Crítica do
Segundo Caderno de O Globo (18/1/2017)
Crítica/ “Ocupação
Rio diversidade”
Os quatro monólogos reunidos sob o título de
“Ocupação Rio diversidade” expõem quadro cênico de questões de gênero. Com
visões afirmativas, contestatórias e factuais, as peças curtas (20 minutos
cada) são introduzidas por drag queen, que
se reveste, com sua imagem e fantasias, de uma quinta voz. Se na origem, a
montagem procurou marcar posição e localizar conflitos, no desenho de palco,
individualiza a força dramática dos textos pelas suas características
dramatúrgicas e detalhamento de subjetividades. Desta forma, amplia a valoriza a
escrita, não somente pelo impulso inicial de retrato e denúncia, mas ao desvendar,
por contrastes, manifestas sexualidades. A palavra está na sua mínima expressão
emocional, permitindo que alcance maior significado na explosão surda das
rejeições e na violência explícita do banimento. Cada uma das quatro cenas é
assinada por um autor e diretor que definem seu espaço temático-vivencial com características
próprias e até com atritos entre elas, mas que compõem desenho de linhas e tons
firmes. Marcia Zanelatto em “Genderless – Um corpo fora da lei” trata do caso
de um australiano que se tornou, depois de lutar contra a burocracia estatal,
uma pessoa sem gênero (o “genderless” do inglês). A narrativa desta batalha é
menos relevante do que a reflexão sobre a multiplicidade de sentimentos no
processo de enquadramento, ou indefinição, nas variantes de identidade. O
diretor Guilherme Leme Garcia reduziu a cenografia e iluminação a um tablet que
Larissa Bracher manipula em uma interpretação modulada pelo despojamento
essencial e vertigem do desconhecido. Aparentemente simples e direta, a atuação
de Larissa Bracher contém minúcias e delicadezas que o texto oferece com
generosidade e que atriz vive na mesma sintonia. Daniela Pereira de Carvalho em
“Como deixar de ser” tira, parcialmente, uma mulher de meia-idade do armário.

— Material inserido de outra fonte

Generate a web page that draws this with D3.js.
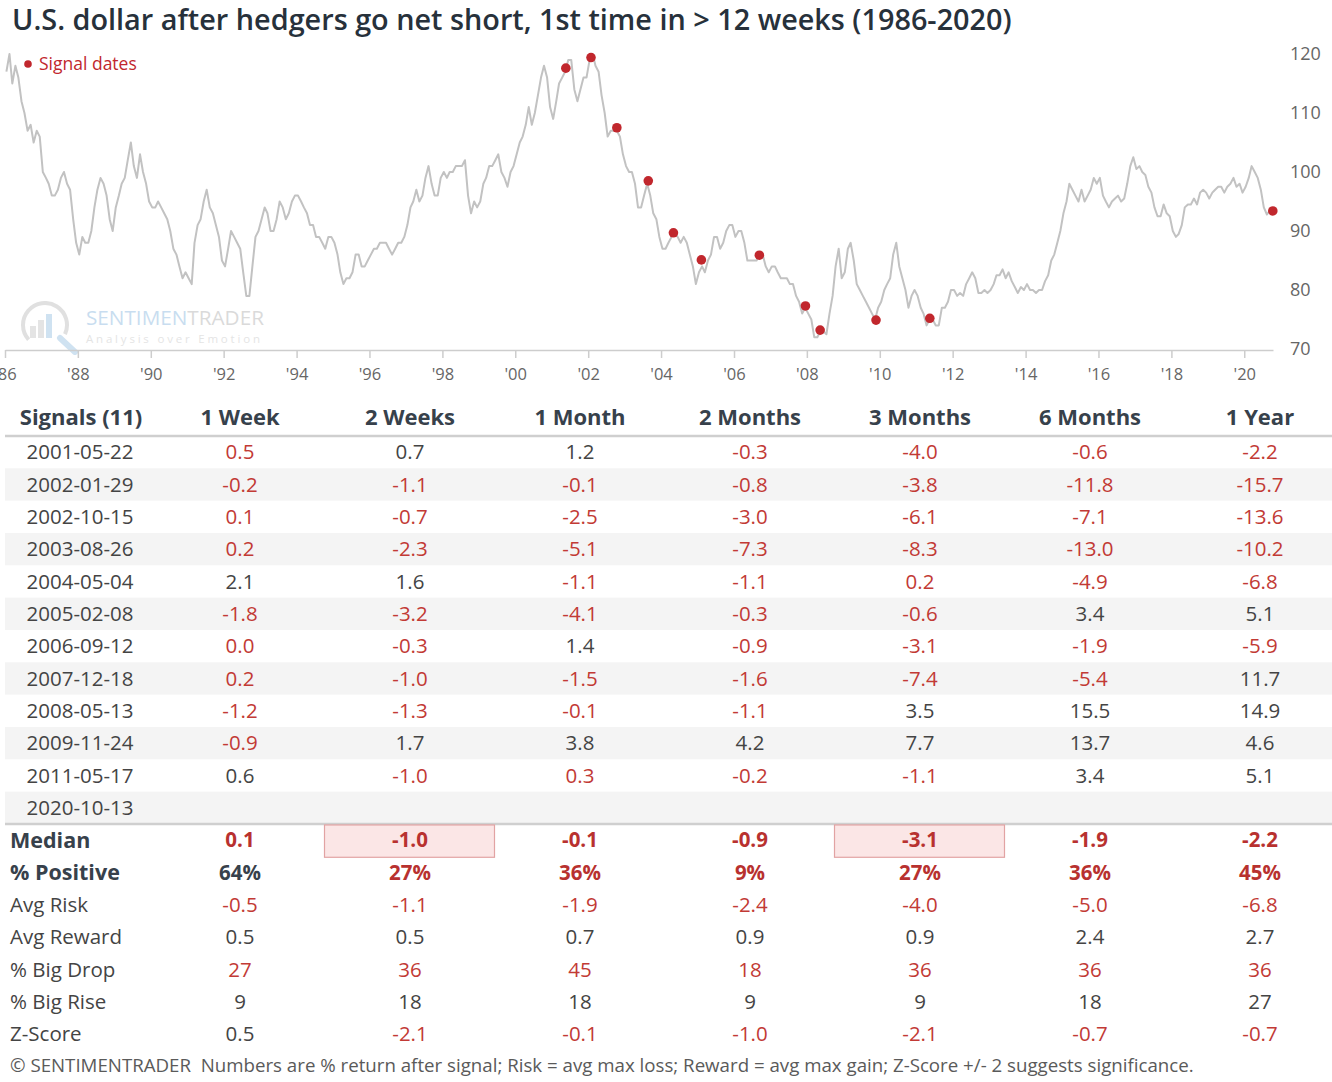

No cenário de roupas presas à parede, metáfora de decisão pendurada, ela se
debate contra seus verdadeiros desejos. Renato Carrera dirige Kelzy Ecard insuflando
na intérprete alguma intensidade que se opõe à carga reprimida que comanda as
atitudes de quem não se deixa descobrir. Joaquim Vicente em “A noite em claro”,
com direção, vigorosa e ao mesmo tempo sutil, de Cesar Augusto, se avizinha da
realidade do assassinato de Luiz Antonio Martinez Correa na década de 1980, ao
ficcionar o encontro com o provável matador. Em contundente relato, o garoto de
programa se despe de qualquer limite e apunhala aquele que ecoa o seu desejo
espelhado. Thadeu Matos, em atuação segura, se movimenta com corajoso
desempenho corporal por velório de facas e projeções de sombras. Jô Bilac em
“Flor carnívora”, com direção de Ivan Sugahara e atuação de Gabriela Carneiro da Cunha, ficou um tanto aprisionado ao mote
proposto com a sua comédia discursiva sobre o hermafroditismo das plantas.